ERCOT

ERCOT Didn't Conduct On-Site Inspections of Power Plants to Verify Winter Preparedness

Due to COVID-19, virtual tabletop exercises were conducted with just 16% of plants instead of in-person spot checks

NBCUniversal, Inc.

Three days into a life-threatening crisis where approximately 400,000 North Texans remain without power during persistent sub-freezing temperatures, the people in charge of the state's power grid still can't say when power will be restored statewide.

NBC 5 Investigates has also learned that ERCOT, the Electric Reliability Council of Texas, did not conduct any on-site inspections of the state's power plants to see if they were ready for this winter season. Due to COVID-19 they conducted virtual tabletop exercises instead - but only with 16% of the state's power generating facilites.

As of Wednesday, 40% of the state's generators, four out of every 10, remain knocked offline from an "unprecedented" and "extraordinary" winter storm. Those generators account for 46,000 megawatts of power, enough electricity to power roughly 9.2 million homes.

ERCOT said some power plants came back online overnight Tuesday but that others then shut down again. As the outages roll into a fourth day Thursday, it's becoming very clear that many power plants, including the natural gas system that supplies those plants with fuel, were simply not insulated well enough to protect against the cold and that ERCOT was way off in its assumptions about the state's ability to weather a major winter storm.

ERCOT released a study in early September assuring the public, "ERCOT anticipates there will be sufficient installed generating capacity to serve system-wide forecasted peak demand this winter."

But instead of sufficient capacity dozens of power plants crumbled when the cold hit, plunging the state into massive power outages and putting lives in danger.

Texas Gov. Greg Abbott (R) said it's time for the CEO to step down, saying Tuesday ERCOT had become "anything but reliable."

At a news conference Wednesday, NBC 5 Investigates asked ERCOT CEO Bill Magness why he should be trusted to lead Texans out of this crisis.

Magness said, "The people who folks in Texas really need to trust to lead us out of this crisis are the operators" and that the operators are working 24-7 and making hard decisions to keep electric delivery system safe.

"The blame can be assessed very soon," Magness said. "Blame will surely be assessed."

As NBC 5 Investigates was first to report Tuesday, ERCOT did not send inspectors into power plants last year to check to see if they were prepared for winter weather.

Because of COVID-19, they instead conducted virtual tabletop exercises with 94 out of about 600 generating facilities, just under 16%. The other generating facilities were not checked.

What's more, the state has no mandatory rules to require power plans prepare for winter weather, only a voluntary guide of best practices.

In an interview Tuesday, Magness told NBC 5 Investigates his agency will look at whether the lack of winterization spot checks contributed to this crisis.

"I think it'd be kind of too early to speculate," Magness said. "But I mean, we're going to be examining everything that happened here moment by moment."

Energy expert Jesse Jenkins said it may be up to Texans to decide how they want to pay -- through a massive outage like this or through increased energy costs to better insulate power plants from extreme weather conditions.

ERCOT said Wednesday they believed power plant operators were doing a better job of winterizing in recent years and that during a period of extreme cold in 2018 they performed much better.

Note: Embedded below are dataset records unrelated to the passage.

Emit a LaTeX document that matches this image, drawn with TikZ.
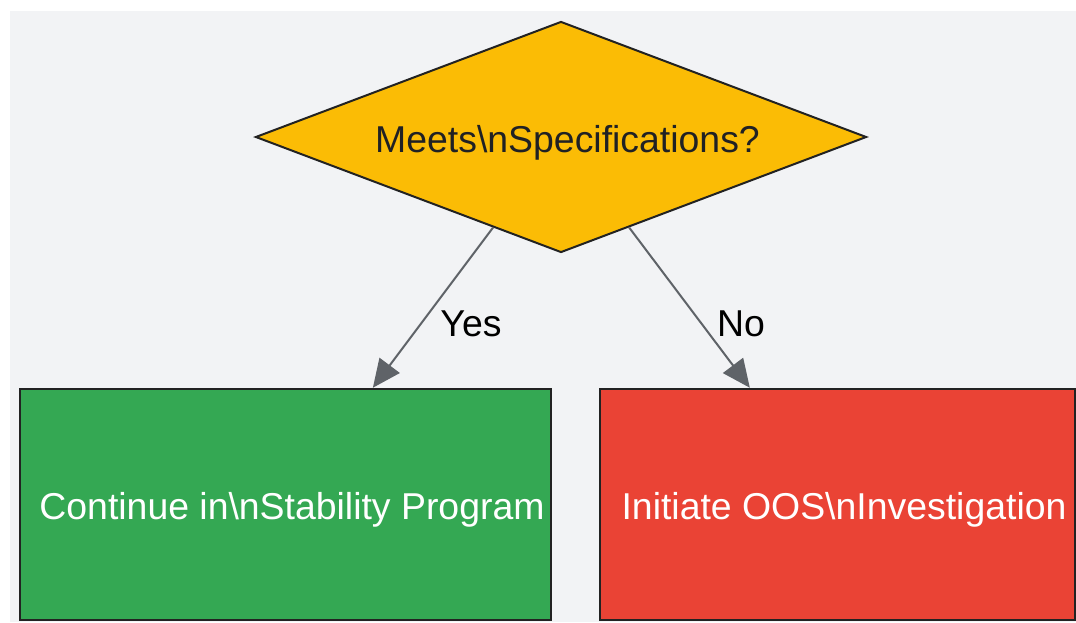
\documentclass[tikz,border=0pt]{standalone}
\usepackage{fontspec}
\setmainfont{Liberation Sans}
\usetikzlibrary{shapes.geometric,arrows.meta}
\definecolor{bgGray}{HTML}{F2F3F5}
\definecolor{edgeDark}{HTML}{222222}
\definecolor{flowGray}{HTML}{5F6368}
\definecolor{checkYellow}{HTML}{FBBC05}
\definecolor{passGreen}{HTML}{34A853}
\definecolor{failRed}{HTML}{EA4335}
\definecolor{textDark}{HTML}{202124}
\begin{document}
\begin{tikzpicture}[x=1pt, y=-1pt,
  every node/.style={font=\fontsize{37.4}{44}\selectfont},
  boxtext/.style={text height=30pt, text depth=0pt,
    execute at begin node={\hspace*{13pt}}},
  decision/.style={diamond, boxtext, draw=edgeDark, fill=checkYellow, line width=2pt,
    aspect=2.645, minimum width=611pt, minimum height=231pt, inner sep=0pt,
    text=textDark},
  outcome/.style={rectangle, boxtext, draw=edgeDark, line width=2.5pt,
    minimum height=231pt, inner sep=0pt, text=white},
  flow/.style={draw=flowGray, line width=2pt,
    -{Triangle[length=28pt,width=25pt,fill=flowGray]}}] % {{{
% Fondo   {{{
\useasboundingbox (0,0) rectangle (1076,622);
\fill[bgGray] (10,11) rectangle (1076,622); % }}}
% Nodos   {{{
\node[decision] (meets) at (561,137) {Meets\textbackslash nSpecifications?};
\node[outcome, fill=passGreen, minimum width=531pt] (cont) at (285.5,504.5)
  {Continue in\textbackslash nStability Program};
\node[outcome, fill=failRed, minimum width=475pt] (oos) at (837.5,504.5)
  {Initiate OOS\textbackslash nInvestigation}; % }}}
% Flechas   {{{
\draw[flow] (meets) -- (cont);
\draw[flow] (meets) -- (oos);
\node (yes) at (471,324) {Yes};
\node (no) at (741,324) {No}; % }}}
\end{tikzpicture} % }}}
\end{document}
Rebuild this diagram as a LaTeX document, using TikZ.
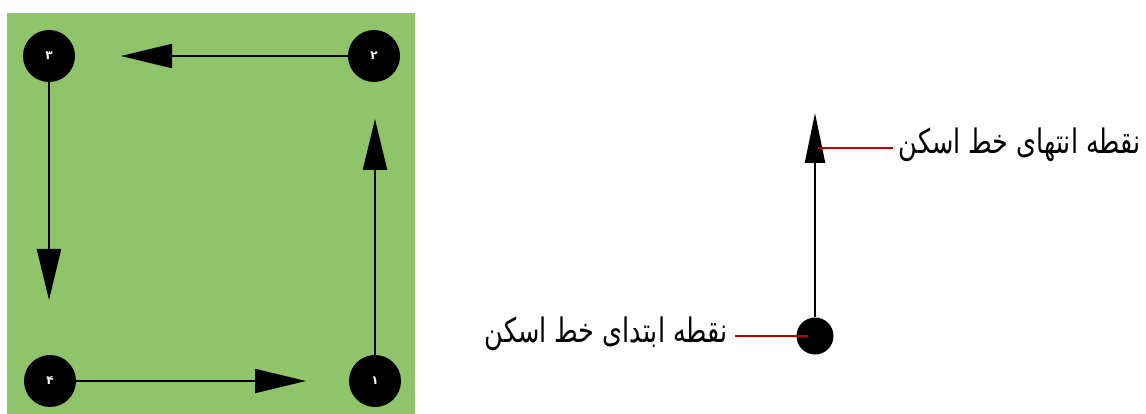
\documentclass[tikz,border=0pt]{standalone}
\usepackage{fontspec}
\usetikzlibrary{arrows.meta}
\TeXXeTstate=1
\newfontfamily\arabicfont[Script=Arabic]{DejaVu Sans}
\definecolor{bggreen}{RGB}{143,196,106}
\definecolor{redline}{RGB}{192,0,0}
\tikzset{
  dot/.style={circle,fill=black,minimum size=52pt,inner sep=0pt,text=white,font=\arabicfont\bfseries\fontsize{12}{12}\selectfont},
  bigarr/.style={line width=2.2pt,-{Triangle[length=51pt,width=24pt]}},
  smallarr/.style={line width=2.2pt,-{Triangle[length=50pt,width=20pt]}},
  lbl/.style={font=\arabicfont\fontsize{25}{30}\selectfont,inner sep=0pt},
  redl/.style={draw=redline,line width=2.2pt}
}
\begin{document}
\begin{tikzpicture}[x=1pt,y=-1pt]
\useasboundingbox (0,0) rectangle (1146,414);
\fill[bggreen] (7,13) rectangle (415,414);
\node[dot] (c3) at (49,56) {\beginR ۳\endR};
\node[dot] (c2) at (374,56) {\beginR ۲\endR};
\node[dot] (c4) at (50,381) {\beginR ۴\endR};
\node[dot] (c1) at (375,381) {\beginR ۱\endR};
\coordinate (t2) at (121,56);
\coordinate (t3) at (49,300);
\coordinate (t4) at (306,381);
\coordinate (t1) at (375,119);
\draw[bigarr] (c2.west) -- (t2);
\draw[bigarr] (c3.south) -- (t3);
\draw[bigarr] (c4.east) -- (t4);
\draw[bigarr] (c1.north) -- (t1);
% right part
\node[circle,fill=black,minimum size=37pt,inner sep=0pt] (s) at (815,336) {};
\coordinate (e) at (815,113);
\draw[smallarr] (s.north) -- (e);
\coordinate (em) at (818,148);
\coordinate (sm) at (808,336);
\node[lbl,anchor=base east] (endl) at (1141,154) {\scalebox{1.02}[1.35]{\beginR نقطه انتهای خط اسکن\endR}};
\node[lbl,anchor=base east] (startl) at (728,342) {\scalebox{1.02}[1.35]{\beginR نقطه ابتدای خط اسکن\endR}};
\draw[redl] (em) -- (em -| 893,0);
\draw[redl] (sm) -- (sm -| 735,0);
\end{tikzpicture}
\end{document}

They continue to say that this storm was extraordinary and arrived with a much bigger impact than anticipated.

Energy experts NBC 5 Investigates spoke with said it may have been colder this year, but a polar vortex is not totally unexpected and that it's shocking ERCOT could be so far off in their projection and that a loss of more than a third of equipment could create such a dire situation.

On Wednesday, NBC 5 Investigates called Sally Talberg, the chair of ERCOT's Board of Directors who lives not in Texas but in Michigan, but she did not answer the phone and has not returned our call.